What to work on:
Copy the data exactly as it appears, and do not include any pictures.

Data segment:
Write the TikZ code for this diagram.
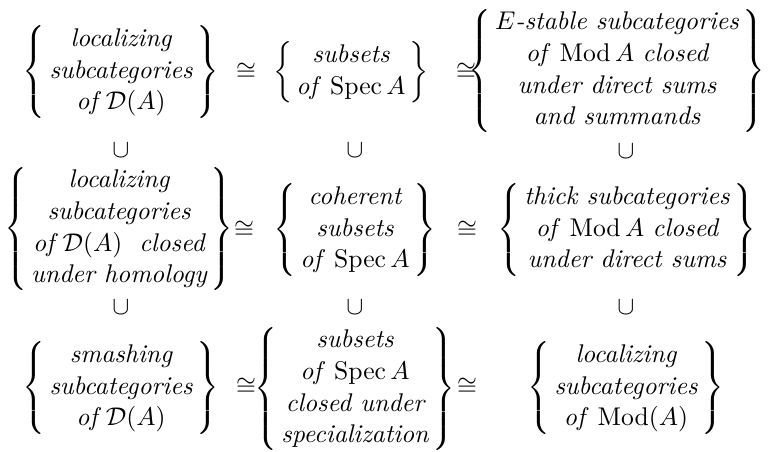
\documentclass[tikz,border=0pt]{standalone}
\usepackage{amsmath,amssymb}
\newcommand{\setcell}[1]{\left\{\begin{array}{@{\hspace{1.5pt}}c@{\hspace{1.5pt}}}#1\end{array}\right\}}
\begin{document}
\begin{tikzpicture}[x=0.390625pt,y=-0.390625pt,
  cell/.style={inner sep=0pt,anchor=center},
  rel/.style={inner sep=0pt,anchor=center}]
\useasboundingbox (0,0) rectangle (770,452);
\renewcommand{\arraystretch}{1.03}
% row 1
\node[cell] (a1) at (121,72) {$\setcell{\textit{localizing}\\ \textit{subcategories}\\ \textit{of}\ \mathcal{D}(A)}$};
\node[rel] (r11) at (246,72) {$\cong$};
\node[cell] (b1) at (351,72) {$\setcell{\textit{subsets}\\ \textit{of}\ \operatorname{Spec}A}$};
\node[rel] (r12) at (466,72) {$\cong$};
\node[cell] (c1) at (617,71) {$\setcell{E\textit{-stable subcategories}\\ \textit{of}\ \operatorname{Mod}A\ \textit{closed}\\ \textit{under direct sums}\\ \textit{and summands}}$};
% inclusions between rows 1 and 2
\node[rel] (u11) at (121,150) {$\cup$};
\node[rel] (u12) at (355,150) {$\cup$};
\node[rel] (u13) at (626,151) {$\cup$};
% row 2
\node[cell] (a2) at (119,229) {$\setcell{\textit{localizing}\\ \textit{subcategories}\\ \textit{of}\ \mathcal{D}(A)\ \ \textit{closed}\\ \textit{under homology}}$};
\node[rel] (r21) at (244,230) {$\cong$};
\node[cell] (b2) at (355,230) {$\setcell{\textit{coherent}\\ \textit{subsets}\\ \textit{of}\ \operatorname{Spec}A}$};
\node[rel] (r22) at (467,230) {$\cong$};
\node[cell] (c2) at (627,230) {$\setcell{\textit{thick subcategories}\\ \textit{of}\ \operatorname{Mod}A\ \textit{closed}\\ \textit{under direct sums}}$};
% inclusions between rows 2 and 3
\node[rel] (u21) at (121,307) {$\cup$};
\node[rel] (u22) at (355,307) {$\cup$};
\node[rel] (u23) at (626,307) {$\cup$};
% row 3
\node[cell] (a3) at (121,388) {$\setcell{\textit{smashing}\\ \textit{subcategories}\\ \textit{of}\ \mathcal{D}(A)}$};
\node[rel] (r31) at (246,387) {$\cong$};
\node[cell] (b3) at (355,389) {$\setcell{\textit{subsets}\\ \textit{of}\ \operatorname{Spec}A\\ \textit{closed under}\\ \textit{specialization}}$};
\node[rel] (r32) at (467,387) {$\cong$};
\node[cell] (c3) at (626,388) {$\setcell{\textit{localizing}\\ \textit{subcategories}\\ \textit{of}\ \operatorname{Mod}(A)}$};
\end{tikzpicture}
\end{document}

Exercise solution:
Write the TikZ code for this diagram.
\documentclass[tikz,border=0pt]{standalone}
\usepackage{amsmath,amssymb}
\newcommand{\setcell}[1]{\left\{\begin{array}{@{\hspace{1.5pt}}c@{\hspace{1.5pt}}}#1\end{array}\right\}}
\begin{document}
\begin{tikzpicture}[x=0.390625pt,y=-0.390625pt,
  cell/.style={inner sep=0pt,anchor=center},
  rel/.style={inner sep=0pt,anchor=center}]
\useasboundingbox (0,0) rectangle (770,452);
\renewcommand{\arraystretch}{1.03}
% row 1
\node[cell] (a1) at (121,72) {$\setcell{\textit{localizing}\\ \textit{subcategories}\\ \textit{of}\ \mathcal{D}(A)}$};
\node[rel] (r11) at (246,72) {$\cong$};
\node[cell] (b1) at (351,72) {$\setcell{\textit{subsets}\\ \textit{of}\ \operatorname{Spec}A}$};
\node[rel] (r12) at (466,72) {$\cong$};
\node[cell] (c1) at (617,71) {$\setcell{E\textit{-stable subcategories}\\ \textit{of}\ \operatorname{Mod}A\ \textit{closed}\\ \textit{under direct sums}\\ \textit{and summands}}$};
% inclusions between rows 1 and 2
\node[rel] (u11) at (121,150) {$\cup$};
\node[rel] (u12) at (355,150) {$\cup$};
\node[rel] (u13) at (626,151) {$\cup$};
% row 2
\node[cell] (a2) at (119,229) {$\setcell{\textit{localizing}\\ \textit{subcategories}\\ \textit{of}\ \mathcal{D}(A)\ \ \textit{closed}\\ \textit{under homology}}$};
\node[rel] (r21) at (244,230) {$\cong$};
\node[cell] (b2) at (355,230) {$\setcell{\textit{coherent}\\ \textit{subsets}\\ \textit{of}\ \operatorname{Spec}A}$};
\node[rel] (r22) at (467,230) {$\cong$};
\node[cell] (c2) at (627,230) {$\setcell{\textit{thick subcategories}\\ \textit{of}\ \operatorname{Mod}A\ \textit{closed}\\ \textit{under direct sums}}$};
% inclusions between rows 2 and 3
\node[rel] (u21) at (121,307) {$\cup$};
\node[rel] (u22) at (355,307) {$\cup$};
\node[rel] (u23) at (626,307) {$\cup$};
% row 3
\node[cell] (a3) at (121,388) {$\setcell{\textit{smashing}\\ \textit{subcategories}\\ \textit{of}\ \mathcal{D}(A)}$};
\node[rel] (r31) at (246,387) {$\cong$};
\node[cell] (b3) at (355,389) {$\setcell{\textit{subsets}\\ \textit{of}\ \operatorname{Spec}A\\ \textit{closed under}\\ \textit{specialization}}$};
\node[rel] (r32) at (467,387) {$\cong$};
\node[cell] (c3) at (626,388) {$\setcell{\textit{localizing}\\ \textit{subcategories}\\ \textit{of}\ \operatorname{Mod}(A)}$};
\end{tikzpicture}
\end{document}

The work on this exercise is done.